All colleges and universities have been ramping up their cybersecurity efforts during the past decade, but where do the trained professionals to meet their needs – and those of other industries – earn their credentials?
Regent University has started providing an answer to that question during the past couple of years by building a state of the art “cyber range” on its Virginia Beach campus. “There will be a significant shortage of trained professionals in this space in the next few years,” says Gerson Moreno-Riaño, executive vice president for academic affairs. “That’s to the detriment of our country.”
Regent has responded by building a state-of-the-art facility for simulation and training. “In the cybersecurity space, too often it’s book-driven,” he says. “There’s a lot of theory. There’s nothing wrong with that – you need to have it. But we also wanted to make sure they encountered real-world situations.”
Cyber ranges have more often existed in the military world, but Regent partnered with Cyberbit, subsidiary of Elbit, to focus on the university environment, Moreno-Riaño says, noting that at least 30 major American universities have been hacked in the past couple of years.
“Some of the leading universities of the world are sitting ducks,” he says. “We want to make sure we protect our own infrastructure. Hackers want to steal data, compromise data, take it and sell it. They also want to demonstrate an institution is vulnerable – to make fun of them, in some way.”

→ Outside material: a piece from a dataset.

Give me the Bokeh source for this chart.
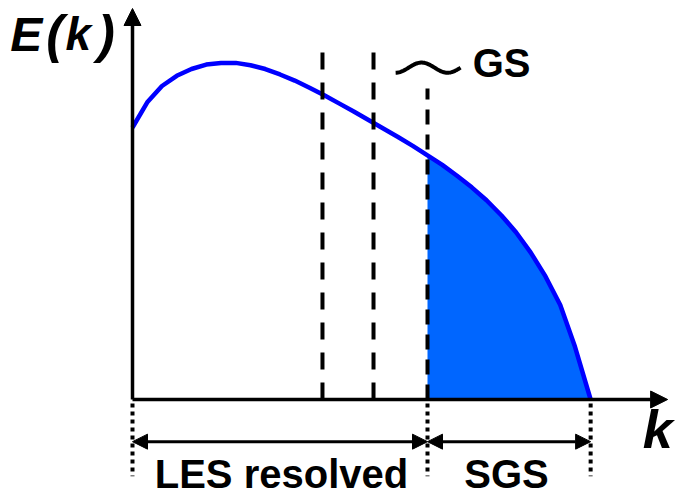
import numpy as np
from bokeh.plotting import figure
from bokeh.models import Range1d, Arrow, NormalHead
from bokeh.core.properties import value
from bokeh.embed import file_html
from bokeh.resources import INLINE

# --- data (wavenumber k, energy E(k)), schematic units ---
k_vals = [0, 0.5, 1, 1.5, 2, 2.5, 3, 3.5, 4, 4.5, 5, 5.5, 6, 6.5, 7, 7.5,
          8, 8.5, 9, 9.5, 10, 10.5, 11, 11.5, 12, 12.5, 13, 13.5, 14, 14.5,
          15, 15.53]
E_vals = [8.0, 8.74, 9.22, 9.52, 9.72, 9.85, 9.9, 9.9, 9.83, 9.72, 9.56,
          9.38, 9.17, 8.95, 8.71, 8.47, 8.22, 7.97, 7.72, 7.46, 7.18, 6.9,
          6.58, 6.24, 5.86, 5.42, 4.92, 4.32, 3.62, 2.78, 1.55, 0.0]

k_filters = [6.44, 8.17]       # test-filter cut-offs (dashed)
k_cut = 10.0                   # grid cut-off
k_max = 15.53                  # end of spectrum
k_axis_end = 18.14
E_axis_end = 11.5
filter_top = 10.5
cut_top = 9.15

labels_bottom = ["LES resolved", "SGS"]
label_gs = "GS"

FONT = value("Liberation Sans")

p = figure(width=677, height=495, output_backend="svg", toolbar_location=None,
           x_range=Range1d(-132 / 29.5, 545 / 29.5),
           y_range=Range1d(-96 / 34, 399 / 34),
           x_axis_location=None, y_axis_location=None,
           min_border=0, outline_line_color=None)
p.grid.visible = False

k = np.array(k_vals)
E = np.array(E_vals)

# SGS shaded region
mask = k >= k_cut
p.varea(x=k[mask], y1=np.zeros(mask.sum()), y2=E[mask], fill_color="#0066FF")

# spectrum
p.line(k, E, line_color="#0000FF", line_width=4.5)

# dashed filter lines
for kf in k_filters:
    p.line([kf, kf], [0, filter_top], line_color="black", line_width=4,
           line_dash="17 13")
p.line([k_cut, k_cut], [0, cut_top], line_color="black", line_width=4,
       line_dash="15 10")

# axes with arrowheads
p.add_layout(Arrow(end=NormalHead(size=17, fill_color="black", line_color="black"),
                   x_start=0, y_start=0, x_end=0, y_end=E_axis_end,
                   line_width=3.5, line_color="black"))
p.add_layout(Arrow(end=NormalHead(size=17, fill_color="black", line_color="black"),
                   x_start=0, y_start=0, x_end=k_axis_end, y_end=0,
                   line_width=3.5, line_color="black"))

# dotted guides below axis
for kd in [0, k_cut, k_max]:
    p.line([kd, kd], [-0.12, -2.26], line_color="black", line_width=4,
           line_dash="4 4")

# double arrows
y_arr = -1.24
for a, b in [(0, k_cut), (k_cut, k_max)]:
    p.add_layout(Arrow(start=NormalHead(size=15, fill_color="black", line_color="black"),
                       end=NormalHead(size=15, fill_color="black", line_color="black"),
                       x_start=a, y_start=y_arr, x_end=b, y_end=y_arr,
                       line_width=3, line_color="black"))

# tilde symbol before "GS"
t = np.linspace(0, 1, 60)
p.line(8.92 + 2.2 * t, 9.76 + 0.15 * np.sin(-np.pi / 2 + 2.5 * np.pi * t),
       line_color="black", line_width=4)

# texts
p.text(x=[11.53], y=[9.91], text=[label_gs], text_font=FONT, text_font_style="bold",
       text_font_size="40px", text_align="left", text_baseline="alphabetic",
       text_color="black")
p.text(x=[5.05, 12.68], y=[-2.18, -2.18], text=labels_bottom, text_font=FONT,
       text_font_style="bold", text_font_size="40px", text_align="center",
       text_baseline="alphabetic", text_color="black")
p.text(x=[17.3], y=[-0.88], text=["k"], text_font=FONT, text_font_style="bold italic",
       text_font_size="54px", text_align="left", text_baseline="alphabetic",
       text_color="black")
# E(k) label, glyph by glyph
p.text(x=[-4.14], y=[10.74], text=["E"], text_font=FONT, text_font_style="bold italic",
       text_font_size="48px", text_align="left", text_baseline="alphabetic",
       text_color="black")
p.text(x=[-2.92, -1.19], y=[10.74, 10.74], text=["(", ")"], text_font=FONT,
       text_font_style="bold italic", text_font_size="52px", text_align="left",
       text_baseline="alphabetic", text_color="black")
p.text(x=[-2.27], y=[10.74], text=["k"], text_font=FONT, text_font_style="bold italic",
       text_font_size="46px", text_align="left", text_baseline="alphabetic",
       text_color="black")

open("out.html", "w").write(file_html(p, INLINE))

The cyber range will be used primarily in Regent’s graduate cybersecurity, information technology and computer science programs, although Moreno-Riaño says that undergraduate information technology and cybersecurity students will use it for their capstone projects. “When it comes to outcomes in those courses and programs, we want to tie it to that range,” he says. “We want to simulate those [scenarios] and assess them, to track their understanding and learning proficiency.”
Regent also will offer industry certifications specific to areas like healthcare or the financial sector, and bring in people from C-suites for training in which their network is simulated in the range, Moreno-Riaño says. “And then their teams come here and simulate, and go back to their places of employment better prepared,” he says.